Riding bicycles brings people together. It forms bonds. Bonds that can last for years, lifetimes, transcending distance and even a total lack of contact and communication. Friendships are forged through a common passion shared only through the medium of the internet, as we experience here on this very site. It’s a unique entity that has the power to bring total strangers from opposite sides of the world to a common ground, a ground to be rolled over on 23mm tyres, the only known denominator between the former strangers, now counted as good friends.
Travelling halfway across the planet to meet a dozen or more web/cycling geeks on hallowed turf is a pretty daunting task. All we know about each other is gleaned from words on a screen, an image of a lycra-clad body, and the ability to conform to a set of Rules that are nothing more than fashionista’s ticklist on two wheels. But the core element, the act of riding a bicycle for leisure, fun or more competitive pursuits, is what is at the heart of such an extreme undertaking. The Keepers Tour will no doubt forge even more new friendships, which will last a lifetime. At least the memories will.
When I first met Col, it was on a ten day training tour in Tasmania. We had crossed paths before, he being a customer of the shop I was working in, yet I’d never really ‘met’ him. Over the course of the tour, we rode over huge hills, through rain and cold, heat and dust, challenging each other up climbs and in town-sign sprints, and finished each day sharing our stories over cold beers. When we returned to our hometown, our friendship was consumated with more riding and more beers. While his bikes were covered in tape and string and dirt, his clothes mismatched, tattered and falling down, his pure love for the sport, our sport, was impossible to ignore. He was a Velominatus, long before the term was even thought of. Moreso, he was the catalyst, the blueprint, for what would later become known as The Rules.
Scotty was known to me a long time before we became friends, always at the head of the Masters fields at the MTB races, a name more than a face to me. He seemed almost untouchable, up at the pointy end while I hovered a little further back. As my racing nous was honed, I got closer to the front as he was probably winding his own efforts down a bit, and we got to scrapping during the racing and talking after it. He seemed like he was on the same wavelength too, with a similar twisted humour to that of myself and Col. While there are many like us who love to ride, only a few can connect off the bike, on a level that some may view as slightly off-kilter. It’s the difference between being a bike rider and a Velominatus.

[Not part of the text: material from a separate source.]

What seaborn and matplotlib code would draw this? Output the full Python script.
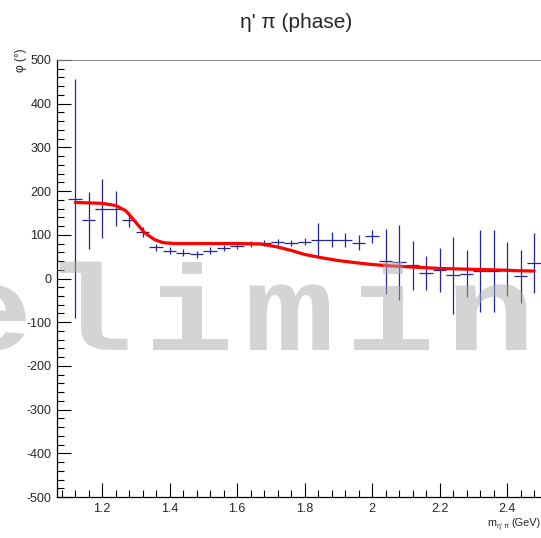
import numpy as np
import pandas as pd
import matplotlib
matplotlib.use("Agg")
import matplotlib.pyplot as plt
import seaborn as sns
from matplotlib.ticker import MultipleLocator, FixedLocator
from matplotlib.textpath import TextPath
from matplotlib.patches import PathPatch
from matplotlib.font_manager import FontProperties
from matplotlib.transforms import Affine2D, IdentityTransform

# ---------------- data ----------------
mass = [1.12, 1.16, 1.20, 1.24, 1.28, 1.32, 1.36, 1.40, 1.44, 1.48, 1.52, 1.56,
        1.60, 1.64, 1.68, 1.72, 1.76, 1.80, 1.84, 1.88, 1.92, 1.96, 2.00, 2.04,
        2.08, 2.12, 2.16, 2.20, 2.24, 2.28, 2.32, 2.36, 2.40, 2.44, 2.48]
phase = [183, 133, 160, 160, 135, 106, 72, 64, 59, 55, 64, 70,
         74, 79, 81, 83, 82, 84, 89, 89, 87, 82, 97, 39,
         37, 30, 13, 19, 7, 11, 18, 17, 21, 5, 36]
phase_err = [273, 65, 67, 41, 17, 12, 8, 8, 8, 8, 7, 7,
             7, 7, 7, 7, 7, 8, 38, 18, 16, 17, 15, 74,
             86, 56, 39, 50, 89, 54, 94, 93, 62, 61, 69]
bin_half = 0.02

model_mass = [1.12, 1.20, 1.24, 1.27, 1.30, 1.325, 1.355, 1.38, 1.414, 1.50,
              1.60, 1.67, 1.72, 1.756, 1.80, 1.853, 1.90, 1.952, 2.00, 2.051,
              2.10, 2.15, 2.20, 2.25, 2.30, 2.35, 2.42, 2.48]
model_phase = [174, 172, 167, 155, 128, 105, 89, 82, 80, 80,
               80, 79, 72, 65, 55, 47, 41, 36, 32, 29,
               27, 25, 23, 22, 21, 20, 18, 17]

x_ticks = [1.2, 1.4, 1.6, 1.8, 2.0, 2.2, 2.4]
x_ticklabels = ["1.2", "1.4", "1.6", "1.8", "2", "2.2", "2.4"]

title = "η' π (phase)"
ylabel = "φ (°)"
watermark = "Preliminary"

# ---------------- style ----------------
sns.set_style("ticks")
plt.rcParams['font.family'] = ['Liberation Sans', 'DejaVu Sans']
plt.rcParams['axes.unicode_minus'] = False

W, H = 541, 538
fig = plt.figure(figsize=(W / 100, H / 100), dpi=100)
fig.patch.set_facecolor("white")

L_px, B_px, T_px = 57, 497, 60
ppg = 337.5
xmin, xmax = 1.066, 2.56
ax = fig.add_axes([L_px / W, 1 - B_px / H, (xmax - xmin) * ppg / W, (B_px - T_px) / H])
ax.set_facecolor("white")

df_pts = pd.DataFrame({"mass": mass, "phase": phase, "err": phase_err})
df_mod = pd.DataFrame({"mass": model_mass, "phase": model_phase})

navy = "#23239a"
ax.errorbar(df_pts["mass"], df_pts["phase"], yerr=df_pts["err"], xerr=bin_half,
            fmt="none", ecolor=navy, elinewidth=0.9, capsize=0, zorder=3)
sns.lineplot(data=df_mod, x="mass", y="phase", ax=ax, color="#ff0000",
             linewidth=2.3, zorder=4, sort=False)

ax.set_xlim(xmin, xmax)
ax.set_ylim(-500, 500)
ax.set_xlabel("")
ax.set_ylabel("")
ax.xaxis.set_major_locator(FixedLocator(x_ticks))
ax.xaxis.set_minor_locator(MultipleLocator(0.04))
ax.yaxis.set_major_locator(MultipleLocator(100))
ax.yaxis.set_minor_locator(MultipleLocator(20))
ax.set_xticklabels(x_ticklabels)
ax.tick_params(which="major", direction="in", length=10, width=0.8, color="black",
               labelsize=9, top=False, right=False, pad=4)
ax.tick_params(which="minor", direction="in", length=5, width=0.8, color="black",
               top=False, right=False)
for s in ax.spines.values():
    s.set_linewidth(0.9)
    s.set_color("black")
ax.spines["top"].set_linewidth(0.6)
ax.spines["top"].set_color("#777777")

# titles / labels
fig.text(296 / W, 1 - 22 / H, title, ha="center", va="center", fontsize=15)
fig.text(21 / W, 1 - 48 / H, ylabel, rotation=90, ha="center", va="top", fontsize=8.5)
fig.text(487 / W, 1 - 523 / H, "m", ha="left", va="center", fontsize=7.8)
fig.text(497 / W, 1 - 526.5 / H, "η' π", ha="left", va="center", fontsize=5)
fig.text(541 / W, 1 - 523 / H, "(GeV)", ha="right", va="center", fontsize=7.8)

# watermark (drawn on top, semi-transparent, stretched monospace glyphs)
fp = FontProperties(family="Liberation Mono", weight="bold")
adv = 100.5
e_center = -12
baseline = 350
sx, sy = 150, 122
for i, ch in enumerate(watermark):
    cx = e_center + (i - 2) * adv
    tp = TextPath((0, 0), ch, size=1, prop=fp)
    tr = Affine2D().translate(-0.3, 0).scale(sx, sy).translate(cx, H - baseline)
    patch = PathPatch(tr.transform_path(tp), facecolor="#aaaaaa", edgecolor="none",
                      alpha=0.5, zorder=10)
    patch.set_transform(IdentityTransform())
    fig.add_artist(patch)

fig.savefig("out.png", dpi=100)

El Ganso. The Goose. What can I say about one of my oldest and dearest friends? We’ve been mates for twenty years now, after meeting in a carpark in a forest at a mountain bike race in ’91. It was the music wafting from his car that got us talking, not the fact that we were going to be battling it out in the Novice class of the XC the next day. We would run into each other over the next year, always at races, but then we’d disappear from our respective radars. Not until 1995, at the World Cup race in Cairns, 2000km from our home, would we meet again. Steve picked me out in the crowd of thousands, and if he hadn’t then our lives would be so much different now. We travelled to Europe together, sharing some of the best moments of our lives, before he met another of my good friends and married and impregnated her (not necessarily in that order!). Our almost snobbish love of beer possibly exceeds our love of riding.
As I was back in Newcastle NSW for my first Xmas in my hometown for five years, catching up with as many of my friends as possible was always going to be a big ask. But these three are always on my list. We’d had a couple of off-road jaunts already when we decided that a road ride was in order. When I arrived at Col’s house to borrow one of his many steeds and start the ride, the sight of him and Scotty in their V-kit brought a smile to my face. We had ourselves a mini-Cogal! Of course Steve was there too, but was lacking The V-Kit but not lacking any Essence of V. The fact that Scotty and Col had ordered and bought their V-kit without my knowledge or help shows what kind of mates they are. They didn’t expect ‘mate’s rates’ or any favours, they just wanted to support their friend, be part of the community, and look stylish while laying down their usual helpings of Rule #5. It’s the best I’ve ever seen Col look!
The conditions were Rule #9, with steady rain for most of the ride. It wasn’t long before we were watching Scotty fix the first of the four punctures for the day, and each enforced stop was a chance to extend the good times, to talk crap and try out our bad jokes on each other. While we only rode around 60km, we were out for around four hours, with a nice long espresso break included. It was about more than just the bike. It was about what the bike had brought to us, how it had brought us together, and kept us together.
On return, Col’s lovely partner Kelly had prepared lunch for us, proffered beers and a hot shower. We chilled out and watched cricket and flicked through Col’s magazines, savouring the moment for as long as we could, knowing that we wouldn’t get to do this again for a good while.
I realise that it may be another eighteen months before I see these guys again, but I hope it won’t. If it is, then I know that they will still be the same great mates, the same good people, the same twisted nutters that I love. And we’ll still be riding bikes, drinking beer and having a load of fun doing it. Together.
Vive La Vie Velominatus.
*I have some videos, but this stupid site won’t let me upload them!